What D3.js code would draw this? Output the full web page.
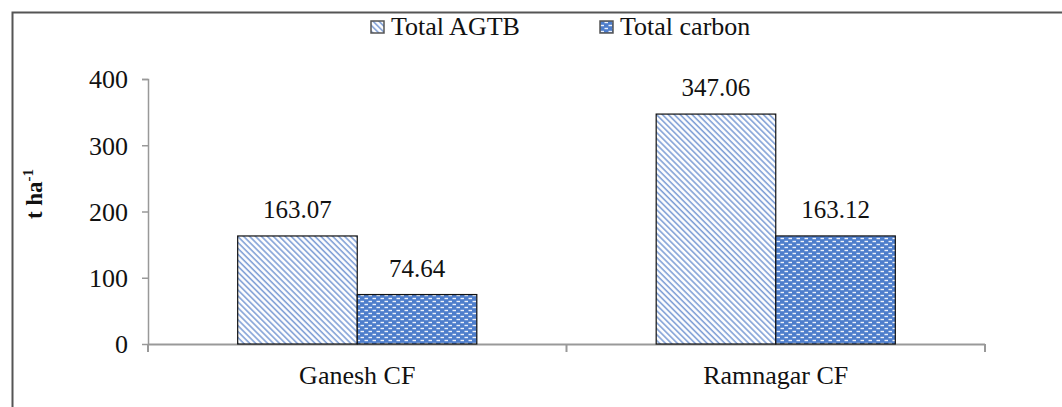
<!DOCTYPE html>
<html><head><meta charset="utf-8">
<script src="https://cdn.jsdelivr.net/npm/d3@7"></script>
<style>body{margin:0;background:#fff}svg{display:block}</style>
</head><body><div id="chart"></div>
<script>
const categories = ["Ganesh CF", "Ramnagar CF"];
const seriesNames = ["Total AGTB", "Total carbon"];
const agtb = [163.07, 347.06];
const carbon = [74.64, 163.12];
const yTicks = [0, 100, 200, 300, 400];

const FONT = "'Liberation Serif', 'Times New Roman', Times, serif";
const W = 1062, H = 407;
const svg = d3.select("#chart").append("svg").attr("width", W).attr("height", H);
const defs = svg.append("defs");
const hatch = defs.append("pattern").attr("id","hatch").attr("patternUnits","userSpaceOnUse")
  .attr("width",4.2).attr("height",10).attr("patternTransform","rotate(-45)");
hatch.append("rect").attr("width",4.2).attr("height",10).attr("fill","#fff");
hatch.append("line").attr("x1",1).attr("x2",1).attr("y1",0).attr("y2",10).attr("stroke","#7f9fd6").attr("stroke-width",1.6);
const dots = defs.append("pattern").attr("id","dots").attr("patternUnits","userSpaceOnUse")
  .attr("width",8).attr("height",6);
dots.append("rect").attr("width",8).attr("height",6).attr("fill","#4d7dcb");
dots.append("rect").attr("x",0.5).attr("y",0.8).attr("width",3.5).attr("height",1.4).attr("fill","#fff").attr("opacity",0.9);
dots.append("rect").attr("x",4.5).attr("y",3.8).attr("width",3.5).attr("height",1.4).attr("fill","#fff").attr("opacity",0.9);

function txt(sel, size, weight) {
  return sel.style("font-family", FONT).style("font-size", size + "px")
    .style("font-weight", weight || "normal").style("fill", "#111");
}

// frame
svg.append("path").attr("d",`M12.5,${H} V12.5 H${W}`).attr("fill","none").attr("stroke","#555").attr("stroke-width",2);

const x0 = d3.scaleBand().domain(categories).range([148, 985]).paddingInner(0).paddingOuter(0);
const x1 = d3.scaleBand().domain(seriesNames).range([0, x0.bandwidth()]).paddingInner(0).paddingOuter(0.75);
const y = d3.scaleLinear().domain([0, 400]).range([344, 79]);

// y axis
const yAxis = svg.append("g").attr("transform","translate(148,0)")
  .call(d3.axisLeft(y).tickValues(yTicks).tickSize(6).tickPadding(14));
yAxis.select(".domain").attr("stroke","#999").attr("stroke-width",1.5).attr("d","M-6,79.5H0.5V344.5");
yAxis.selectAll(".tick line").attr("stroke","#999").attr("stroke-width",1.5);
txt(yAxis.selectAll(".tick text"), 26).attr("dy","0.34em");

// x axis
const xg = svg.append("g").attr("transform","translate(0,344)");
xg.append("line").attr("x1",148).attr("x2",985).attr("y1",0.5).attr("y2",0.5).attr("stroke","#999").attr("stroke-width",2);
const bounds = [148, ...categories.map(c => x0(c) + x0.bandwidth())];
xg.selectAll("line.tk").data(bounds).join("line").attr("class","tk")
  .attr("x1",d=>d).attr("x2",d=>d).attr("y1",0).attr("y2",8).attr("stroke","#999").attr("stroke-width",2);
txt(xg.selectAll("text").data(categories).join("text")
  .attr("x",d=>x0(d)+x0.bandwidth()/2).attr("y",40).attr("text-anchor","middle"), 26).text(d=>d);

const data = [agtb, carbon];
const fills = ["url(#hatch)","url(#dots)"];
seriesNames.forEach((s, si) => {
  const g = svg.append("g");
  g.selectAll("rect").data(categories).join("rect")
    .attr("x", c => x0(c) + x1(s)).attr("width", x1.bandwidth())
    .attr("y", (c,i) => y(data[si][i])).attr("height", (c,i) => y(0) - y(data[si][i]))
    .attr("fill", fills[si]).attr("stroke","#111").attr("stroke-width",1.2);
  txt(g.selectAll("text").data(categories).join("text")
    .attr("x", c => x0(c) + x1(s) + x1.bandwidth()/2)
    .attr("y", (c,i) => y(data[si][i]) - 18)
    .attr("text-anchor","middle"), 25)
    .text((c,i) => data[si][i].toFixed(2));
});

// y title
const yt = txt(svg.append("text").attr("transform","translate(42,194) rotate(-90)").attr("text-anchor","middle"), 23, "bold");
yt.append("tspan").text("t ha");
yt.append("tspan").attr("dy",-9).style("font-size","15px").text("-1");

// legend
const legX = [371, 600];
seriesNames.forEach((s, i) => {
  svg.append("rect").attr("x", legX[i]).attr("y", 21).attr("width", 13).attr("height", 12)
    .attr("fill", fills[i]).attr("stroke","#555").attr("stroke-width",1.5);
  txt(svg.append("text").attr("x", legX[i] + 20).attr("y", 35), 26).text(s);
});
</script></body></html>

————

■ WHAT IS ASKED ■
Repeat the material above word for word and skip every image in it.

■ OUTPUT FOR THIS EXERCISE ■
What D3.js code would draw this? Output the full web page.
<!DOCTYPE html>
<html><head><meta charset="utf-8">
<script src="https://cdn.jsdelivr.net/npm/d3@7"></script>
<style>body{margin:0;background:#fff}svg{display:block}</style>
</head><body><div id="chart"></div>
<script>
const categories = ["Ganesh CF", "Ramnagar CF"];
const seriesNames = ["Total AGTB", "Total carbon"];
const agtb = [163.07, 347.06];
const carbon = [74.64, 163.12];
const yTicks = [0, 100, 200, 300, 400];

const FONT = "'Liberation Serif', 'Times New Roman', Times, serif";
const W = 1062, H = 407;
const svg = d3.select("#chart").append("svg").attr("width", W).attr("height", H);
const defs = svg.append("defs");
const hatch = defs.append("pattern").attr("id","hatch").attr("patternUnits","userSpaceOnUse")
  .attr("width",4.2).attr("height",10).attr("patternTransform","rotate(-45)");
hatch.append("rect").attr("width",4.2).attr("height",10).attr("fill","#fff");
hatch.append("line").attr("x1",1).attr("x2",1).attr("y1",0).attr("y2",10).attr("stroke","#7f9fd6").attr("stroke-width",1.6);
const dots = defs.append("pattern").attr("id","dots").attr("patternUnits","userSpaceOnUse")
  .attr("width",8).attr("height",6);
dots.append("rect").attr("width",8).attr("height",6).attr("fill","#4d7dcb");
dots.append("rect").attr("x",0.5).attr("y",0.8).attr("width",3.5).attr("height",1.4).attr("fill","#fff").attr("opacity",0.9);
dots.append("rect").attr("x",4.5).attr("y",3.8).attr("width",3.5).attr("height",1.4).attr("fill","#fff").attr("opacity",0.9);

function txt(sel, size, weight) {
  return sel.style("font-family", FONT).style("font-size", size + "px")
    .style("font-weight", weight || "normal").style("fill", "#111");
}

// frame
svg.append("path").attr("d",`M12.5,${H} V12.5 H${W}`).attr("fill","none").attr("stroke","#555").attr("stroke-width",2);

const x0 = d3.scaleBand().domain(categories).range([148, 985]).paddingInner(0).paddingOuter(0);
const x1 = d3.scaleBand().domain(seriesNames).range([0, x0.bandwidth()]).paddingInner(0).paddingOuter(0.75);
const y = d3.scaleLinear().domain([0, 400]).range([344, 79]);

// y axis
const yAxis = svg.append("g").attr("transform","translate(148,0)")
  .call(d3.axisLeft(y).tickValues(yTicks).tickSize(6).tickPadding(14));
yAxis.select(".domain").attr("stroke","#999").attr("stroke-width",1.5).attr("d","M-6,79.5H0.5V344.5");
yAxis.selectAll(".tick line").attr("stroke","#999").attr("stroke-width",1.5);
txt(yAxis.selectAll(".tick text"), 26).attr("dy","0.34em");

// x axis
const xg = svg.append("g").attr("transform","translate(0,344)");
xg.append("line").attr("x1",148).attr("x2",985).attr("y1",0.5).attr("y2",0.5).attr("stroke","#999").attr("stroke-width",2);
const bounds = [148, ...categories.map(c => x0(c) + x0.bandwidth())];
xg.selectAll("line.tk").data(bounds).join("line").attr("class","tk")
  .attr("x1",d=>d).attr("x2",d=>d).attr("y1",0).attr("y2",8).attr("stroke","#999").attr("stroke-width",2);
txt(xg.selectAll("text").data(categories).join("text")
  .attr("x",d=>x0(d)+x0.bandwidth()/2).attr("y",40).attr("text-anchor","middle"), 26).text(d=>d);

const data = [agtb, carbon];
const fills = ["url(#hatch)","url(#dots)"];
seriesNames.forEach((s, si) => {
  const g = svg.append("g");
  g.selectAll("rect").data(categories).join("rect")
    .attr("x", c => x0(c) + x1(s)).attr("width", x1.bandwidth())
    .attr("y", (c,i) => y(data[si][i])).attr("height", (c,i) => y(0) - y(data[si][i]))
    .attr("fill", fills[si]).attr("stroke","#111").attr("stroke-width",1.2);
  txt(g.selectAll("text").data(categories).join("text")
    .attr("x", c => x0(c) + x1(s) + x1.bandwidth()/2)
    .attr("y", (c,i) => y(data[si][i]) - 18)
    .attr("text-anchor","middle"), 25)
    .text((c,i) => data[si][i].toFixed(2));
});

// y title
const yt = txt(svg.append("text").attr("transform","translate(42,194) rotate(-90)").attr("text-anchor","middle"), 23, "bold");
yt.append("tspan").text("t ha");
yt.append("tspan").attr("dy",-9).style("font-size","15px").text("-1");

// legend
const legX = [371, 600];
seriesNames.forEach((s, i) => {
  svg.append("rect").attr("x", legX[i]).attr("y", 21).attr("width", 13).attr("height", 12)
    .attr("fill", fills[i]).attr("stroke","#555").attr("stroke-width",1.5);
  txt(svg.append("text").attr("x", legX[i] + 20).attr("y", 35), 26).text(s);
});
</script></body></html>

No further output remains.